Aim of the exercise: Return the lines below exactly, from the first line to the line that contains "Sans', 'Noto Sans". Leave out pictures.

** START OF Given material **

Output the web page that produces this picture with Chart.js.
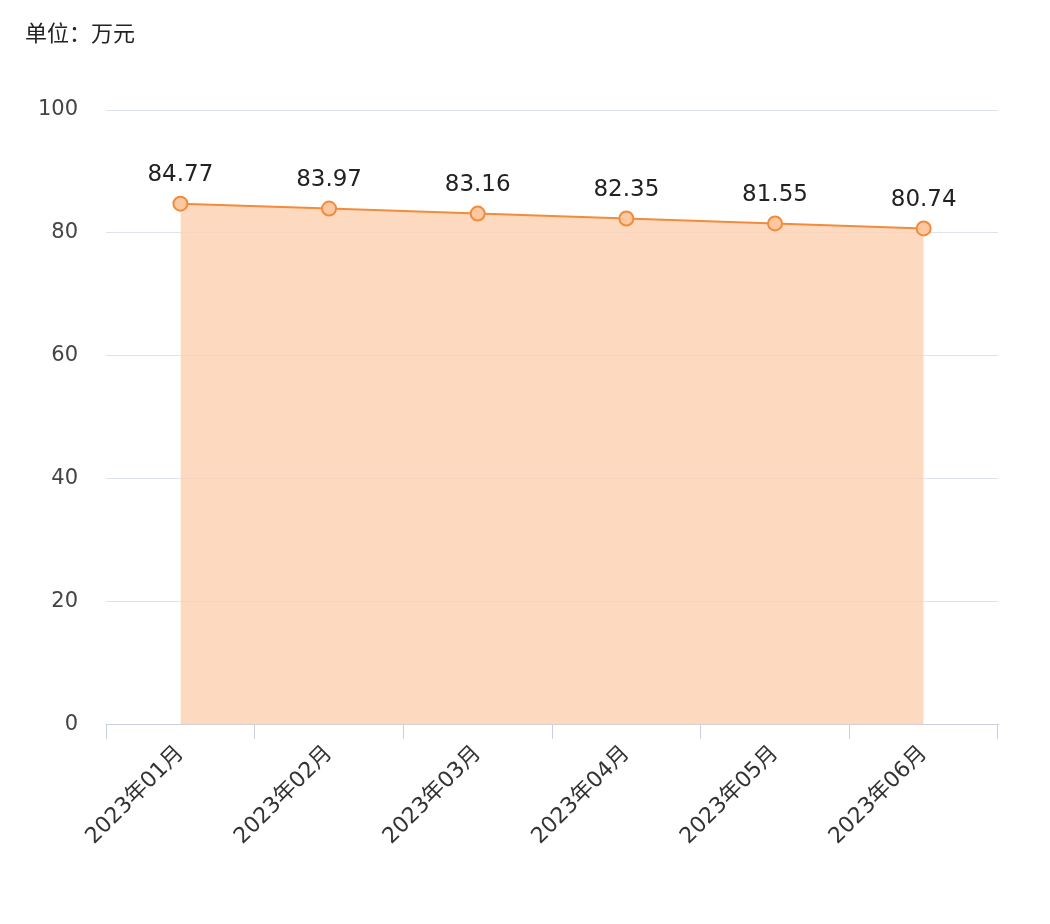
<!DOCTYPE html>
<html>
<head>
<meta charset="utf-8">
<script src="https://cdn.jsdelivr.net/npm/chart.js@4"></script>
<style>
  body { margin: 0; background: #fff; }
  #wrap { width: 1050px; height: 924px; }
</style>
</head>
<body>
<div id="wrap"><canvas id="my_chart"></canvas></div>
<script>
const months = ["2023年01月", "2023年02月", "2023年03月", "2023年04月", "2023年05月", "2023年06月"];
const values = [84.77, 83.97, 83.16, 82.35, 81.55, 80.74];
const yTicks = [0, 20, 40, 60, 80, 100];

const font = "'DejaVu Sans', 'Noto Sans CJK SC', sans-serif";

const labelPlugin = {
  id: "labels",
  afterDatasetsDraw(chart) {
    const c = chart.ctx;
    c.save();
    c.fillStyle = "#222";
    c.font = "23px " + font;
    c.textAlign = "center";
    c.textBaseline = "bottom";
    chart.getDatasetMeta(0).data.forEach((pt, i) => {
      c.fillText(values[i].toFixed(2), pt.x, pt.y - 17);
    });
    c.textAlign = "left";
    c.textBaseline = "middle";
    c.font = "22px 'Noto Sans CJK SC', sans-serif";
    c.fillText("单位：万元", 25, 33);
    c.restore();
  },
};

const ctx = document.getElementById("my_chart");
new Chart(ctx, {
  type: "line",
  data: {
    labels: months,
    datasets: [
      {
        data: values,
        borderColor: "rgb(240,140,60)",
        borderWidth: 2,
        backgroundColor: "rgba(252,208,176,0.8)",
        fill: "origin",
        pointRadius: 7,
        pointBackgroundColor: "rgb(253,200,160)",
        pointBorderColor: "rgb(240,140,60)",
        pointBorderWidth: 2,
      },
    ],
  },
  options: {
    responsive: true,
    maintainAspectRatio: false,
    animation: false,
    layout: { padding: { top: 110, right: 52, left: 10, bottom: 72 } },
    plugins: { legend: { display: false }, tooltip: { enabled: false } },
    scales: {
      x: {
        offset: true,
        grid: { offset: true, drawOnChartArea: false, drawTicks: true, tickLength: 14, color: "#c8d0e0" },
        border: { color: "#c8d0e0" },
        ticks: {
          color: "#333",
          font: { size: 22, family: font },
          maxRotation: 45,
          minRotation: 45,
          padding: 2,
        },
      },
      y: {
        min: 0,
        max: 100,
        afterBuildTicks: (axis) => { axis.ticks = yTicks.map((v) => ({ value: v })); },
        grid: { color: "#dfe3ee", drawTicks: false },
        border: { display: false },
        ticks: { color: "#444", font: { size: 21, family: font }, padding: 28 },
      },
    },
  },
  plugins: [labelPlugin],
});
</script>
</body>
</html>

** END OF Given material **

Reply:
Output the web page that produces this picture with Chart.js.
<!DOCTYPE html>
<html>
<head>
<meta charset="utf-8">
<script src="https://cdn.jsdelivr.net/npm/chart.js@4"></script>
<style>
  body { margin: 0; background: #fff; }
  #wrap { width: 1050px; height: 924px; }
</style>
</head>
<body>
<div id="wrap"><canvas id="my_chart"></canvas></div>
<script>
const months = ["2023年01月", "2023年02月", "2023年03月", "2023年04月", "2023年05月", "2023年06月"];
const values = [84.77, 83.97, 83.16, 82.35, 81.55, 80.74];
const yTicks = [0, 20, 40, 60, 80, 100];

const font = "'DejaVu Sans', 'Noto Sans CJK SC', sans-serif";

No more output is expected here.